──────── Data segment

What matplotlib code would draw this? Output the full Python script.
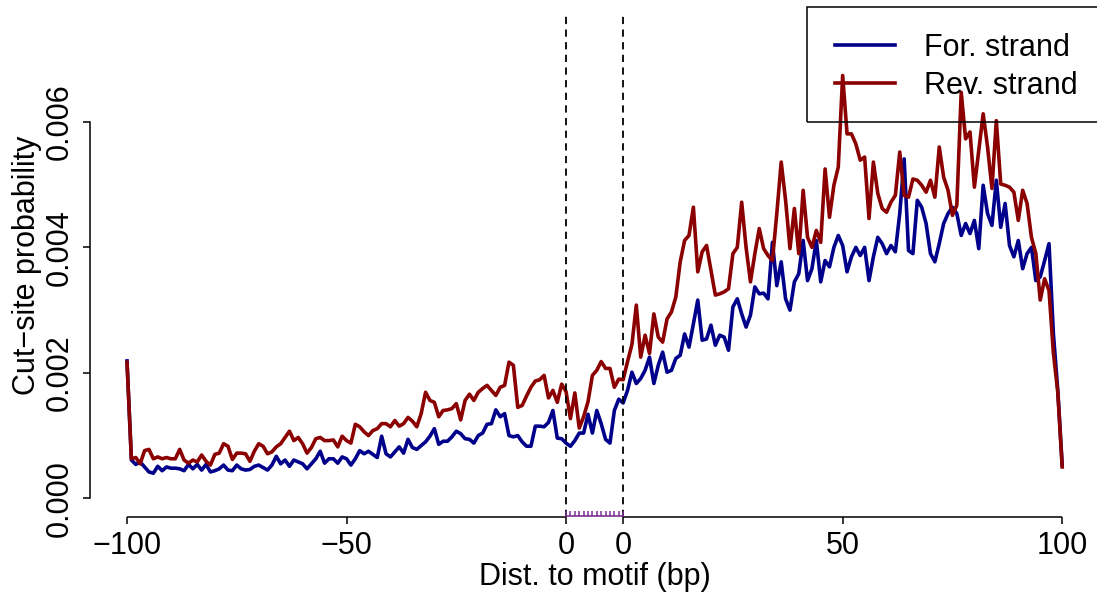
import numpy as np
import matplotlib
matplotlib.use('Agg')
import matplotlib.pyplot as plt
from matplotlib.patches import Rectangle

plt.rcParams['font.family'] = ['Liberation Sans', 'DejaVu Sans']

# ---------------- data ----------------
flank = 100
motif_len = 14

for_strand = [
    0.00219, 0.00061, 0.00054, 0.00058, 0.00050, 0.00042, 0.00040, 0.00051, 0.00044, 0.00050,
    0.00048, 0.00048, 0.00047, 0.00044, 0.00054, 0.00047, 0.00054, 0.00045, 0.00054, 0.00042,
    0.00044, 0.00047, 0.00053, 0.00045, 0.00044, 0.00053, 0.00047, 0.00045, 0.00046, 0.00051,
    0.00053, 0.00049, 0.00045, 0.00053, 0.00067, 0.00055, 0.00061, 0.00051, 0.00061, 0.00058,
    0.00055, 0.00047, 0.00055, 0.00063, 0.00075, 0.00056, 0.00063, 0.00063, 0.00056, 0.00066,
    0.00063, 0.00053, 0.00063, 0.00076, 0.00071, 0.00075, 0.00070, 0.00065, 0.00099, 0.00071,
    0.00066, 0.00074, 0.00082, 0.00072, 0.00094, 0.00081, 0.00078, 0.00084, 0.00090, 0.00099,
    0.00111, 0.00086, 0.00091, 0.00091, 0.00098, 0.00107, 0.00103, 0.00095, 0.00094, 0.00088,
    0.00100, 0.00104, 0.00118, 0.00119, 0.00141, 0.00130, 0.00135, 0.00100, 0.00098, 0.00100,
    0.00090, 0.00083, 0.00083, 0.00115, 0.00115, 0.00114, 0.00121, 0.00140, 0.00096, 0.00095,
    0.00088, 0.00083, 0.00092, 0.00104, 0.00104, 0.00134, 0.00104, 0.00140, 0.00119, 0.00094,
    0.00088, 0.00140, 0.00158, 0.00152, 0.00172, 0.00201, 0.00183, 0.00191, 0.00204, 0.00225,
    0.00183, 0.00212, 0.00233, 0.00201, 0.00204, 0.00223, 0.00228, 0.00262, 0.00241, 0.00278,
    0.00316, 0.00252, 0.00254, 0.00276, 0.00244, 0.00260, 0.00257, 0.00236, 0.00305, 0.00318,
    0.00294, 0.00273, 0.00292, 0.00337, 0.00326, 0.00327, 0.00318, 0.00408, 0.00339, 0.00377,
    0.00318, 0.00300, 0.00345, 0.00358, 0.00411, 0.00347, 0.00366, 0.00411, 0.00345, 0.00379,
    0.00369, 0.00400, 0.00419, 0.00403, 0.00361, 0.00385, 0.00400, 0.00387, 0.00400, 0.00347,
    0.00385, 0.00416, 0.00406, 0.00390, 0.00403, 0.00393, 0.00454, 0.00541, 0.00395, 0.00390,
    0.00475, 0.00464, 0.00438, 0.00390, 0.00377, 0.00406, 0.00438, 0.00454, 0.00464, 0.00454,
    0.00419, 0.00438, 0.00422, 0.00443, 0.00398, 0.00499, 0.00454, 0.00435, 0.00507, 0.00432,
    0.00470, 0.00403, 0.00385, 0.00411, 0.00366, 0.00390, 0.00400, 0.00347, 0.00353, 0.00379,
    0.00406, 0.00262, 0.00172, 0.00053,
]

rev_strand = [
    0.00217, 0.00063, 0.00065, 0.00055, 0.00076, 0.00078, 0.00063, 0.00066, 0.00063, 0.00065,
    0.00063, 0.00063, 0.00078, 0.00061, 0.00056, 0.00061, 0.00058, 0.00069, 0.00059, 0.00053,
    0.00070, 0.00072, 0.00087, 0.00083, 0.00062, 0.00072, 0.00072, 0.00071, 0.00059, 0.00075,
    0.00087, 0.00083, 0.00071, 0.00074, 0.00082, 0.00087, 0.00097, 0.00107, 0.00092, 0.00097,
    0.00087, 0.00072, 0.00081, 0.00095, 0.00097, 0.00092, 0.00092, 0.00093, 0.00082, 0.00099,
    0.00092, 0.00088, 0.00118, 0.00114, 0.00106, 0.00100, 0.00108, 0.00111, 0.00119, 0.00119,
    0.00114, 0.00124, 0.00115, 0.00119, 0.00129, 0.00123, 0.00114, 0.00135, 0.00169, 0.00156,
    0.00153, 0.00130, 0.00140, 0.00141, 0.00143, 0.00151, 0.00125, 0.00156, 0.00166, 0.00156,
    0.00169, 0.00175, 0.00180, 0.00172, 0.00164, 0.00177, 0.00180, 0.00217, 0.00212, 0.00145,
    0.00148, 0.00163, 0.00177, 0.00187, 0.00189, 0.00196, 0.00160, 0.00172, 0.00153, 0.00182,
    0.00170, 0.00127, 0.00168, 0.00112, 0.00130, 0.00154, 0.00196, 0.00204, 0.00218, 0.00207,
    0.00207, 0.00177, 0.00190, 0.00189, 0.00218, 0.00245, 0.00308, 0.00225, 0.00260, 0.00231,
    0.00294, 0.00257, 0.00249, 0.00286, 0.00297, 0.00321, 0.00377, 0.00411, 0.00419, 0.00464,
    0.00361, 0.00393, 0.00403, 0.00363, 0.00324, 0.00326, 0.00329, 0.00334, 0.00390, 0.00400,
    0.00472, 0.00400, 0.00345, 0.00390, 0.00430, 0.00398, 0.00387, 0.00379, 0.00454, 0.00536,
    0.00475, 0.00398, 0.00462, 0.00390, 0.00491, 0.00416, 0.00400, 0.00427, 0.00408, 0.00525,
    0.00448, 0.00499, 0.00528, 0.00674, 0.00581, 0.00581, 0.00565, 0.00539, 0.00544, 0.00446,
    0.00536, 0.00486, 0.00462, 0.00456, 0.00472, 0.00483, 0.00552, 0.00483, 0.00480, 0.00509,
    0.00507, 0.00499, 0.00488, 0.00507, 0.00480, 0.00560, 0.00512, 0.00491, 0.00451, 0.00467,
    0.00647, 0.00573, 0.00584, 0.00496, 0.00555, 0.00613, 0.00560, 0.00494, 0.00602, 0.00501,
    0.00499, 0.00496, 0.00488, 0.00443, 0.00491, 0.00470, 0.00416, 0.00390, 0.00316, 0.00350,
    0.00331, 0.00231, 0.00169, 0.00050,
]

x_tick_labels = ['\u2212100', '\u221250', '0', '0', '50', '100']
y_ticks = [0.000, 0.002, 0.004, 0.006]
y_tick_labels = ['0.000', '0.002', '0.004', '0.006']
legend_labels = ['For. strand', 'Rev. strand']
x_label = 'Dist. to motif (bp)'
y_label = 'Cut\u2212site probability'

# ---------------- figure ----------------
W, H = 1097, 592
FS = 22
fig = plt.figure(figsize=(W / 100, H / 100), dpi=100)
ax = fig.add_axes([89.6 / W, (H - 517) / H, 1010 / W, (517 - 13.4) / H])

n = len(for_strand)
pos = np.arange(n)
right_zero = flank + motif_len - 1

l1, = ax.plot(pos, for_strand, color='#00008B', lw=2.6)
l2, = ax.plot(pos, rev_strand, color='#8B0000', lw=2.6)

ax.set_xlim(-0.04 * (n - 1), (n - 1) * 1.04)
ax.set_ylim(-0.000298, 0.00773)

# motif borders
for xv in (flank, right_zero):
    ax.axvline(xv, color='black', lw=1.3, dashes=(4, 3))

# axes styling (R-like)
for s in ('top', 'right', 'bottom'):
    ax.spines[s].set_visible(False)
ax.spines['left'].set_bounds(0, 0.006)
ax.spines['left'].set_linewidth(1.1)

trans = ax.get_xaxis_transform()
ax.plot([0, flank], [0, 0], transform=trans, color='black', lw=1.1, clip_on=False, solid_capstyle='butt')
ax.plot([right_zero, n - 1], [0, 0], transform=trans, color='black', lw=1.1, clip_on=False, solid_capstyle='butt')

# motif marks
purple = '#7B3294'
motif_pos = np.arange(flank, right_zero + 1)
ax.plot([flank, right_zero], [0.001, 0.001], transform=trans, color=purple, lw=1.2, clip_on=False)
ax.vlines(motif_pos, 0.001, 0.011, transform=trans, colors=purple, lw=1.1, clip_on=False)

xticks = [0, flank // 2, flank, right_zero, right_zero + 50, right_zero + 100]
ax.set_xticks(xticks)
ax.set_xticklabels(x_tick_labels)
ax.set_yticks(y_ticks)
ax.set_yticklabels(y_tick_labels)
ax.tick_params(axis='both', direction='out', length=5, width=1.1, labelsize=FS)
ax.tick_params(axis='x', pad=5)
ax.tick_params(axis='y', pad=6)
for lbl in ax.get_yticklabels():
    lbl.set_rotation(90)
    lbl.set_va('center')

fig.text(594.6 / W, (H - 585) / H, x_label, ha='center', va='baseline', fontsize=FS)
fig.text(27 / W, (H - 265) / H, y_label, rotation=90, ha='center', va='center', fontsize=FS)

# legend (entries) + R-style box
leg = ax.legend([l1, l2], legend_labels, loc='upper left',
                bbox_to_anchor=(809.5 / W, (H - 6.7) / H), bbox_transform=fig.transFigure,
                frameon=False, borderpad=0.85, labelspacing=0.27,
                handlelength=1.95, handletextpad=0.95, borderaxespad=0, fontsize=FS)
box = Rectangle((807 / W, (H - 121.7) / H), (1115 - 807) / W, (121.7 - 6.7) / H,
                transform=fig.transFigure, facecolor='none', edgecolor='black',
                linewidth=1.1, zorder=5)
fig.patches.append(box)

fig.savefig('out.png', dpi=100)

────────────────

*Task requirements:* Take the material above from its first line through the line holding "motif_len = 14" and set it down exactly, without the pictures.

*Complete output:*
What matplotlib code would draw this? Output the full Python script.
import numpy as np
import matplotlib
matplotlib.use('Agg')
import matplotlib.pyplot as plt
from matplotlib.patches import Rectangle

plt.rcParams['font.family'] = ['Liberation Sans', 'DejaVu Sans']

# ---------------- data ----------------
flank = 100
motif_len = 14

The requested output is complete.